As to [2] I am very skeptical of the value of all the NaNs, -0 and Infs floating point has. NaN breaks x==x which is a pretty fundamental relationship for numbers to have. +-Inf sound useful in theory, but in practice they rarely give you a more useful result than NaN or the maximum/minimum value of your type (returning Inf on overflow has infinitely more error than returning the largest positive value, and if that isn't meaningful than an Inf probably wasn't either). Once you've gotten rid of -Inf, it becomes clear that -0.0 is a mistake. It breaks the identity 0+x==x and 0-x==-x. Furthermore, IEEE specifies sqrt(-0.0)==-0.0 and log(-0.0)==-Inf which are both nonsensical if you consider -0.0 as a limit from the negatives. Floats also have the unfortunate property that inv(x) can be infinite for finite x.
The value of -0 as distinguished from +0 has a few uses. The most obvious one is preserving sign in the case of overflow. A less obvious use case is handling branch cuts. There are uses in a few more cases: I've heard it's occasionally useful in things like coordinate systems, since something like "0°5'3" W" can be stored as (-0.0, 5, 3) after explosion and still display correctly. It's definitely niche, but it does have its uses.

Returning a distinct value that retains the fact that it overflowed is quite useful--if you get that result out of the computation, you know you overflowed the computation rather than silently getting a meaningless result. Note in particular that infinities end up being sticky values: once a value goes infinite, it tends to stay infinity, which isn't true for largest finite values. Distinguishing between various kinds of "invalid" values turns out to be moderately useful in practice--I've used infinities a couple of times in my own code.
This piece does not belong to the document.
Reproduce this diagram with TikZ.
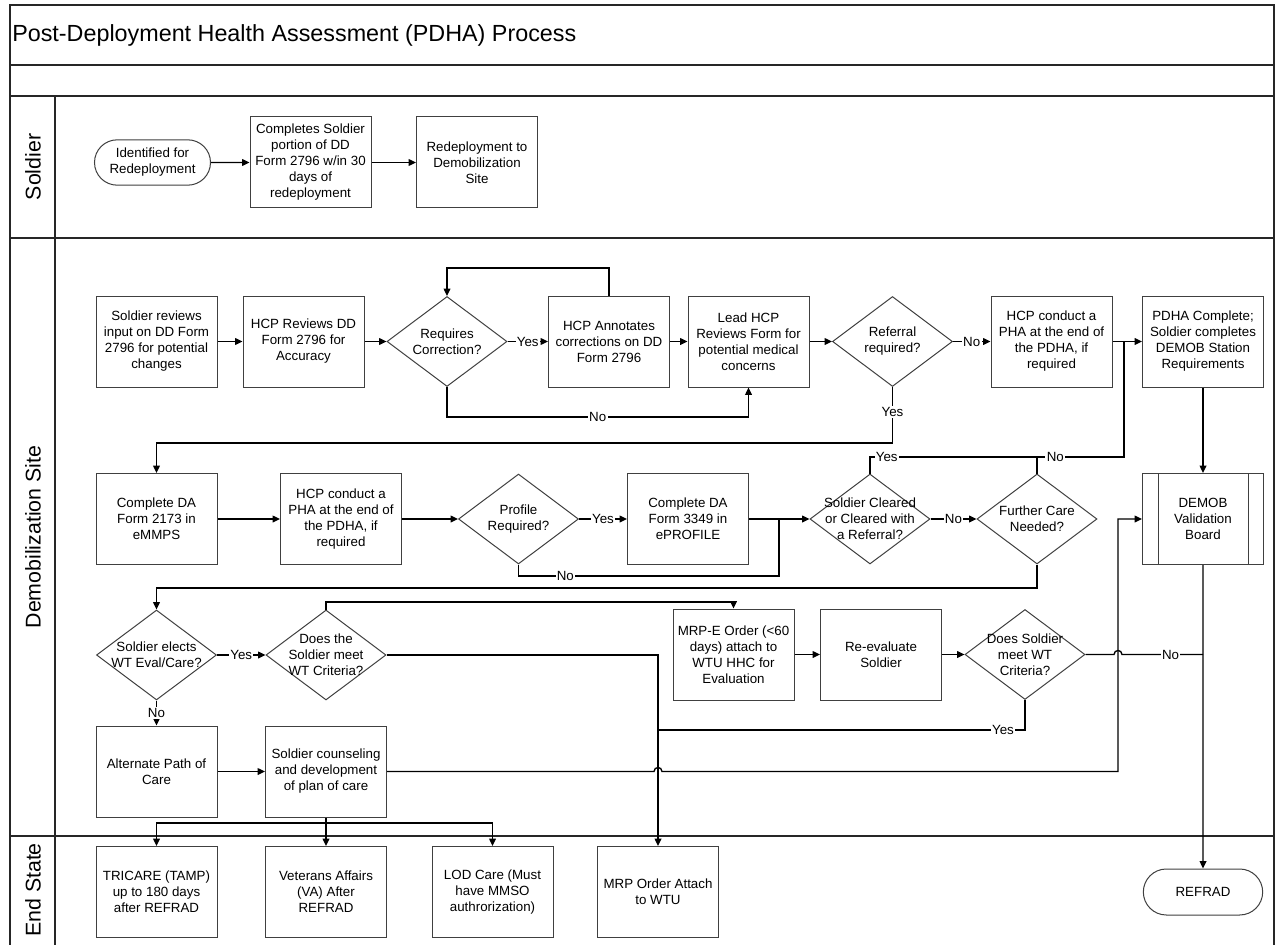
\documentclass[tikz,border=0pt]{standalone}
\usepackage{fontspec}
\setmainfont{Liberation Sans}
\usetikzlibrary{arrows.meta,shapes.geometric,shapes.misc,calc}

\begin{document}
\begin{tikzpicture}[x=0.75pt,y=-0.75pt,
  frame/.style={draw=black!85, line width=0.8pt},
  boxtext/.style={font=\fontsize{10}{12}\selectfont, align=center},
  proc/.style={boxtext, draw=black!75, line width=0.75pt, rectangle,
    minimum width=90.75pt, minimum height=68.25pt, inner sep=1pt, fill=white},
  term/.style={boxtext, draw=black!75, line width=0.75pt, rounded rectangle,
    minimum width=89pt, minimum height=34pt, inner sep=1pt, fill=white},
  dec/.style={draw=black!75, line width=0.75pt, diamond,
    minimum width=90pt, minimum height=67.5pt, inner sep=0pt, fill=white},
  dtxt/.style={boxtext, inner sep=0pt},
  conn/.style={draw=black, line width=1pt},
  arr/.style={conn, -{Triangle[length=5.5pt,width=5pt]}},
  lbl/.style={fill=white, inner sep=1pt, font=\fontsize{10}{12}\selectfont},
  lane/.style={rotate=90, font=\fontsize{16}{19}\selectfont, inner sep=0pt}
]
\useasboundingbox (0,0) rectangle (1278,945);

% ---- swimlane frame ----
\draw[frame] (10,945) -- (10,5) -- (1274,5) -- (1274,945);
\draw[frame] (10,65) -- (1274,65);
\draw[frame] (10,96) -- (1274,96);
\draw[frame] (10,238) -- (1274,238);
\draw[frame] (10,836) -- (1274,836);
\draw[frame] (55,96) -- (55,945);

\node[anchor=west, inner sep=0pt, font=\fontsize{17.5}{21}\selectfont] (title) at (12,35)
  {Post-Deployment Health Assessment (PDHA) Process};
\node[lane] (laneS) at (33,167) {Soldier};
\node[lane] (laneD) at (33,537) {Demobilization Site};
\node[lane] (laneE) at (33,890) {End State};

% ---- Soldier lane ----
\node[term] (t1) at (152.5,162.5) {Identified for\\Redeployment};
\node[proc] (s2) at (310.5,162.5) {Completes Soldier\\portion of DD\\Form 2796 w/in 30\\days of\\redeployment};
\node[proc] (s3) at (477,162.5) {Redeployment to\\Demobilization\\Site};

% ---- Demobilization lane, first row ----
\node[proc] (a1) at (156.5,341.5) {Soldier reviews\\input on DD Form\\2796 for potential\\changes};
\node[proc] (a2) at (303.5,341.5) {HCP Reviews DD\\Form 2796 for\\Accuracy};
\node[dec]  (d1) at (447,341.5) {};
\node[dtxt] (d1t) at (d1) {Requires\\Correction?};
\node[proc] (a3) at (609,341.5) {HCP Annotates\\corrections on DD\\Form 2796};
\node[proc] (a4) at (748.5,341.5) {Lead HCP\\Reviews Form for\\potential medical\\concerns};
\node[dec]  (d2) at (892.5,341.5) {};
\node[dtxt] (d2t) at (d2) {Referral\\required?};
\node[proc] (a5) at (1051.5,341.5) {HCP conduct a\\PHA at the end of\\the PDHA, if\\required};
\node[proc] (a6) at (1203,341.5) {PDHA Complete;\\Soldier completes\\DEMOB Station\\Requirements};

% ---- second row ----
\node[proc] (b1) at (156.5,519) {Complete DA\\Form 2173 in\\eMMPS};
\node[proc] (b2) at (341,519) {HCP conduct a\\PHA at the end of\\the PDHA, if\\required};
\node[dec]  (d3) at (518.5,519) {};
\node[dtxt] (d3t) at (d3) {Profile\\Required?};
\node[proc] (b3) at (688,519) {Complete DA\\Form 3349 in\\ePROFILE};
\node[dec]  (d4) at (870,519) {};
\node[dtxt] (d4t) at (d4) {Soldier Cleared\\or Cleared with\\a Referral?};
\node[dec]  (d5) at (1037,519) {};
\node[dtxt] (d5t) at (d5) {Further Care\\Needed?};
\node[proc] (b4) at (1203,519) {DEMOB\\Validation\\Board};
\draw[draw=black!75, line width=0.75pt] ([xshift=12pt]b4.north west) -- ([xshift=12pt]b4.south west);
\draw[draw=black!75, line width=0.75pt] ([xshift=-12pt]b4.north east) -- ([xshift=-12pt]b4.south east);

% ---- third row ----
\node[dec]  (d6) at (156.5,655) {};
\node[dtxt] (d6t) at (d6) {Soldier elects\\WT Eval/Care?};
\node[dec]  (d7) at (326,655) {};
\node[dtxt] (d7t) at (d7) {Does the\\Soldier meet\\WT Criteria?};
\node[proc] (c1) at (733.5,654.5) {MRP-E Order (<60\\days) attach to\\WTU HHC for\\Evaluation};
\node[proc] (c2) at (881,654.5) {Re-evaluate\\Soldier};
\node[dec]  (d8) at (1025,654.5) {};
\node[dtxt] (d8t) at (d8) {Does Soldier\\meet WT\\Criteria?};

% ---- fourth row ----
\node[proc] (e1) at (156.5,771.5) {Alternate Path of\\Care};
\node[proc] (e2) at (326,771.5) {Soldier counseling\\and development\\of plan of care};

% ---- End State lane ----
\node[proc] (f1) at (156.5,892) {TRICARE (TAMP)\\up to 180 days\\after REFRAD};
\node[proc] (f2) at (326,892) {Veterans Affairs\\(VA) After\\REFRAD};
\node[proc] (f3) at (492.5,892) {LOD Care (Must\\have MMSO\\authrorization)};
\node[proc] (f4) at (658,892) {MRP Order Attach\\to WTU};
\node[term, minimum width=91.5pt, minimum height=34.5pt] (r) at (1203,892) {REFRAD};

% ---- bend points ----
\coordinate (lp) at (447,268);
\coordinate (nb) at (447,417);
\coordinate (yr) at (892.5,443);
\coordinate (pn) at (518.5,576);
\coordinate (jn) at (779,519);
\coordinate (cy) at (1037,457);
\coordinate (ca) at (1124,457);
\coordinate (jy) at (1124,341.5);
\coordinate (fb) at (1037,588);
\coordinate (dt) at (326,602);
\coordinate (ys) at (658,730);
\coordinate (hopA) at (1118,654.5);
\coordinate (jr) at (1203,654.5);
\coordinate (hopB) at (658,771.5);
\coordinate (cb) at (1118,771.5);
\coordinate (sp) at (326,823);

% ---- connectors: Soldier lane ----
\draw[arr] (t1) -- (s2);
\draw[arr] (s2) -- (s3);

% ---- connectors: first row ----
\draw[arr] (a1) -- (a2);
\draw[arr] (a2) -- (d1.west);
\draw[arr] (d1.east) -- node[lbl]{Yes} (a3.west);
\draw[arr] (a3.north) |- (lp) -- (d1.north);
\draw[arr] (d1.south) -- (nb) -| node[lbl,pos=0.25]{No} (a4.south);
\draw[arr] (a3) -- (a4);
\draw[arr] (a4) -- (d2.west);
\draw[arr] (d2.east) -- node[lbl]{No} (a5.west);
\draw[arr] (a5) -- (a6);
\draw[arr] (d2.south) -- node[lbl,pos=0.45]{Yes} (yr) -| (b1.north);
\draw[arr] (a6) -- (b4);

% ---- connectors: second row ----
\draw[arr] (b1) -- (b2);
\draw[arr] (b2) -- (d3.west);
\draw[arr] (d3.east) -- node[lbl]{Yes} (b3.west);
\draw[conn] (d3.south) -- (pn) -| node[lbl,pos=0.09]{No} (jn);
\draw[arr] (b3) -- (d4.west);
\draw[arr] (d4.east) -- node[lbl]{No} (d5.west);
\draw[conn] (d4.north) |- node[lbl,pos=0.55]{Yes} (cy);
\draw[conn] (d5.north) -- (cy) -- node[lbl,pos=0.21]{No} (ca) -- (jy);
\draw[arr] (d5.south) -- (fb) -| (d6.north);
\draw[arr] (b4) -- (r);

% ---- connectors: third and fourth rows ----
\draw[arr] (d6.east) -- node[lbl]{Yes} (d7.west);
\draw[arr] (d6.south) -- node[lbl]{No} (e1.north);
\draw[arr] (d7.north) -- (dt) -| (c1.north);
\draw[arr] (d7.east) -| (f4.north);
\draw[arr] (c1) -- (c2);
\draw[arr] (c2) -- (d8.west);
\draw[conn] (d8.east) -- ([xshift=-3pt]hopA)
  .. controls ([xshift=-3pt,yshift=4pt]hopA) and ([xshift=3pt,yshift=4pt]hopA) .. ([xshift=3pt]hopA)
  -- node[lbl,pos=0.6]{No} (jr);
\draw[conn] (d8.south) |- node[lbl,pos=0.53]{Yes} (ys);
\draw[arr] (e1) -- (e2);
\draw[arr] (e2.east) -- ([xshift=-3pt]hopB)
  .. controls ([xshift=-3pt,yshift=4pt]hopB) and ([xshift=3pt,yshift=4pt]hopB) .. ([xshift=3pt]hopB)
  -- (cb) |- (b4.west);
\draw[arr] (e2.south) -- (f2.north);
\draw[arr] (sp) -| (f1.north);
\draw[arr] (sp) -| (f3.north);
\end{tikzpicture}
\end{document}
NaNs are useful in representing a different kind of error than overflowed computation. Now there is a lot of room to criticize IEEE 754 here: "x != x" was quite frankly a mistake (basically the primary reason for it was the creators wanted to make testing for NaN easier than calling isnan(x)...). sNaNs are of course an abomination that just makes things worse. Multiple NaN payloads were originally intended (in part) to let developers debug the sources of NaNs, but this requires support that never really materialized. However, NaN payloads did find new use in making NaN-boxing a useful technique, and dedicating an entire exponent to special values simplifies several numerical analysis lemmas.

> handling branch cuts

I agree this sounds great in theory, but I don't think it works very well in practice. i.e. what about 1/(x+1)? Also branch cuts matter most for complex arithmetic, and there +-0 doesn't help since you don't know the phase of the zero. Also, realistically, floating point has finite precision so there are very few non-toy examples where you can do an actual computation and reliably end up on the correct branch. I'd rather have all the real numbers represented before we start adding hyper-reals to the number system.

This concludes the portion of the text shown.